BIUNG ISMAHASAN is a Bunun (one of Taiwan’s sixteen Indigenous Nations) curator, artist and researcher. He is a PhD candidate in Curating from Centre for Curatorial Studies at the University of Essex in the UK. His thesis entitles ‘Indigenous Relational Space and Performance: Curating Together Towards Sovereignty in Taiwan and Beyond’ (completed in October 2020). His research relates to contemporary Indigenous curatorial practice and aesthetics, focusing on Taiwanese Indigenous contemporary art. Ismahasan emphasises issues of participation, performativity and the historiography of Indigenous curation and exhibition design. He has received a MA in Cultural Policy, Relations & Diplomacy from the Institute for Creative and Cultural Entrepreneurship at Goldsmiths, University of London in 2014.



JENNA LEE is a mixed race Larrakia, Wardaman and Karajarri woman whose contemporary art practice explores the acts of identity/identification, label/labelling and the relationships formed between language, label and object. Being a Queer, Mixed Race, Asian (Japanese, Chinese and Filipino), Anglo Australian, Aboriginal Woman, Lee’s practice is strongly influenced by her overlapping identities, childhood memory as well as maternal teachings of subject and process.

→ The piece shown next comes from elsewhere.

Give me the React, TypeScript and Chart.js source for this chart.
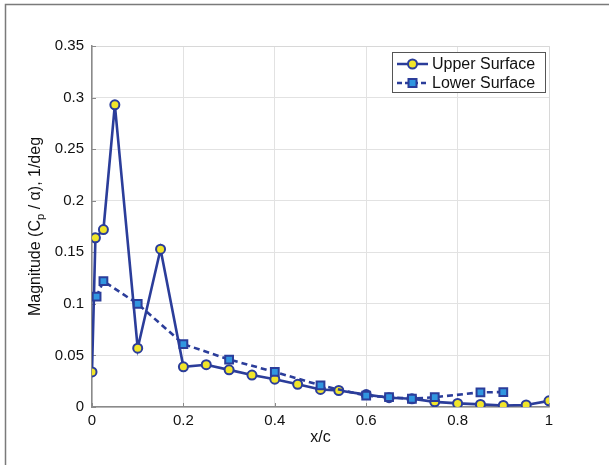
import React, { useEffect, useRef } from "react";
import { Chart, registerables } from "chart.js";

Chart.register(...registerables);

const upperX = [0, 0.0075, 0.025, 0.05, 0.1, 0.15, 0.2, 0.25, 0.3, 0.35, 0.4, 0.45, 0.5, 0.54, 0.6, 0.65, 0.7, 0.75, 0.8, 0.85, 0.9, 0.95, 1.0];
const upperY = [0.034, 0.164, 0.172, 0.293, 0.057, 0.153, 0.039, 0.041, 0.036, 0.031, 0.027, 0.022, 0.017, 0.016, 0.012, 0.009, 0.008, 0.005, 0.0035, 0.0025, 0.0015, 0.002, 0.006];
const lowerX = [0.01, 0.025, 0.1, 0.2, 0.3, 0.4, 0.5, 0.6, 0.65, 0.7, 0.75, 0.85, 0.9];
const lowerY = [0.107, 0.122, 0.1, 0.061, 0.046, 0.034, 0.021, 0.011, 0.0095, 0.008, 0.0095, 0.0142, 0.0145];
const seriesNames = ["Upper Surface", "Lower Surface"];
const xTitle = "x/c";
const yTitleParts = ["Magnitude (C", "p", " / \u03b1), 1/deg"];

const LINE = "#2b3d9a";
const YELLOW = "#f1e52a";
const BLUE = "#3196e0";
const FONT = "'Liberation Sans', Arial, sans-serif";

const framePlugin = {
  id: "frame",
  beforeDraw(chart: any) {
    const ctx = chart.ctx;
    ctx.save();
    ctx.fillStyle = "#fff";
    ctx.fillRect(0, 0, chart.width, chart.height);
    ctx.strokeStyle = "#7a7a7a";
    ctx.lineWidth = 1.5;
    ctx.strokeRect(5.5, 4.5, 900, 900);
    ctx.restore();
  },
};

const decorPlugin = {
  id: "decor",
  beforeDatasetsDraw(chart: any) {
    const ctx = chart.ctx;
    const a = chart.chartArea;
    const xs = chart.scales.x;
    const ys = chart.scales.y;
    ctx.save();
    // faint top/right box
    ctx.strokeStyle = "#d8d8d8";
    ctx.lineWidth = 1;
    ctx.beginPath();
    ctx.moveTo(a.left, a.top + 0.5);
    ctx.lineTo(a.right + 0.5, a.top + 0.5);
    ctx.lineTo(a.right + 0.5, a.bottom);
    ctx.stroke();
    // small inward ticks on left and bottom axes
    ctx.strokeStyle = "#8a8a8a";
    ctx.lineWidth = 1;
    ctx.beginPath();
    ys.ticks.forEach((t: any) => {
      const py = Math.round(ys.getPixelForValue(t.value)) + 0.5;
      ctx.moveTo(a.left, py);
      ctx.lineTo(a.left + 4, py);
    });
    xs.ticks.forEach((t: any) => {
      const px = Math.round(xs.getPixelForValue(t.value)) + 0.5;
      ctx.moveTo(px, a.bottom);
      ctx.lineTo(px, a.bottom - 4);
    });
    ctx.stroke();
    ctx.restore();
  },
  afterDraw(chart: any) {
    const ctx = chart.ctx;
    const a = chart.chartArea;
    ctx.save();
    // x title
    ctx.fillStyle = "#111";
    ctx.font = `16px ${FONT}`;
    ctx.textAlign = "center";
    ctx.textBaseline = "middle";
    ctx.fillText(xTitle, (a.left + a.right) / 2, 438);

    // y title with subscript
    const fs = 16;
    ctx.font = `${fs}px ${FONT}`;
    const w1 = ctx.measureText(yTitleParts[0]).width;
    ctx.font = `${fs * 0.7}px ${FONT}`;
    const w2 = ctx.measureText(yTitleParts[1]).width;
    ctx.font = `${fs}px ${FONT}`;
    const w3 = ctx.measureText(yTitleParts[2]).width;
    const total = w1 + w2 + w3;
    const cy = (a.top + a.bottom) / 2;
    ctx.translate(36, cy);
    ctx.rotate(-Math.PI / 2);
    let x = -total / 2;
    ctx.textAlign = "left";
    ctx.fillText(yTitleParts[0], x, 0);
    x += w1;
    ctx.font = `${fs * 0.7}px ${FONT}`;
    ctx.fillText(yTitleParts[1], x, 5);
    x += w2;
    ctx.font = `${fs}px ${FONT}`;
    ctx.fillText(yTitleParts[2], x, 0);
    ctx.restore();

    // legend
    ctx.save();
    const bx = 392.5, by = 52.5, bw = 153, bh = 40;
    ctx.fillStyle = "#fff";
    ctx.fillRect(bx, by, bw, bh);
    ctx.strokeStyle = "#555";
    ctx.lineWidth = 1;
    ctx.strokeRect(bx, by, bw, bh);
    const rows = [by + 11.5, by + 30.5];
    ctx.font = `16px ${FONT}`;
    ctx.textBaseline = "middle";
    ctx.textAlign = "left";
    rows.forEach((ry, i) => {
      ctx.strokeStyle = LINE;
      ctx.lineWidth = 2.5;
      ctx.setLineDash(i === 0 ? [] : [5, 3]);
      ctx.beginPath();
      ctx.moveTo(397, ry);
      ctx.lineTo(428, ry);
      ctx.stroke();
      ctx.setLineDash([]);
      ctx.lineWidth = 2;
      if (i === 0) {
        ctx.fillStyle = YELLOW;
        ctx.beginPath();
        ctx.arc(412.5, ry, 4.5, 0, Math.PI * 2);
        ctx.fill();
        ctx.stroke();
      } else {
        ctx.fillStyle = BLUE;
        ctx.fillRect(408.5, ry - 4, 8, 8);
        ctx.strokeRect(408.5, ry - 4, 8, 8);
      }
      ctx.fillStyle = "#111";
      ctx.fillText(seriesNames[i], 432, ry + 1);
    });
    ctx.restore();
  },
};

export default function App() {
  const ref = useRef<HTMLCanvasElement | null>(null);
  useEffect(() => {
    document.body.style.margin = "0";
    const canvas = ref.current!;
    const chart = new Chart(canvas, {
      type: "line",
      data: {
        datasets: [
          {
            label: seriesNames[0],
            data: upperX.map((x, i) => ({ x, y: upperY[i] })),
            borderColor: LINE,
            borderWidth: 2.6,
            pointStyle: "circle",
            pointRadius: 4.5,
            pointBorderWidth: 2,
            pointBackgroundColor: YELLOW,
            pointBorderColor: LINE,
            tension: 0,
            order: 2,
          },
          {
            label: seriesNames[1],
            data: lowerX.map((x, i) => ({ x, y: lowerY[i] })),
            borderColor: LINE,
            borderWidth: 2.6,
            borderDash: [6, 4],
            pointStyle: "rect",
            pointRadius: 5.5,
            pointBorderWidth: 2,
            pointBackgroundColor: BLUE,
            pointBorderColor: LINE,
            tension: 0,
            order: 1,
          },
        ],
      },
      options: {
        animation: false,
        responsive: false,
        devicePixelRatio: 1,
        layout: { padding: { left: 0, top: 46, right: 60, bottom: 0 } },
        plugins: { legend: { display: false }, tooltip: { enabled: false } },
        scales: {
          x: {
            type: "linear",
            min: 0,
            max: 1,
            ticks: {
              stepSize: 0.2,
              padding: 5,
              color: "#111",
              font: { family: FONT, size: 15 },
              callback: (v: any) => String(Number(Number(v).toFixed(2))),
              maxRotation: 0,
            },
            grid: { color: "#e2e2e2", drawTicks: false },
            border: { color: "#8a8a8a", width: 1.5 },
            title: { display: false },
            afterFit: (s: any) => { s.height = 58; },
          },
          y: {
            type: "linear",
            min: 0,
            max: 0.35,
            ticks: {
              stepSize: 0.05,
              padding: 8,
              color: "#111",
              font: { family: FONT, size: 15 },
              callback: (v: any) => String(Number(Number(v).toFixed(2))),
            },
            grid: { color: "#e2e2e2", drawTicks: false },
            border: { color: "#8a8a8a", width: 1.5 },
            afterFit: (s: any) => { s.width = 92; },
          },
        },
      },
      plugins: [framePlugin, decorPlugin],
    } as any);
    return () => chart.destroy();
  }, []);
  return <canvas ref={ref} width={609} height={465} style={{ display: "block", width: 609, height: 465 }} />;
}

        Visit Jenna Lee’s artist page ︎︎︎


NORBERTO ROLDAN founded Black Artists in Asia in 1986. He was founding artistic director of Visayas Islands Visual Arts Exhibition and Conference (VIVA ExCon) launched in 1990 in Bacolod. He co-founded Green Papaya Art Projects in 2000. He took his AB-Philosophy from St. Pius X Seminary, BFA from the University of Santo Tomas, and MA-Art Studies from the University of the Philippines.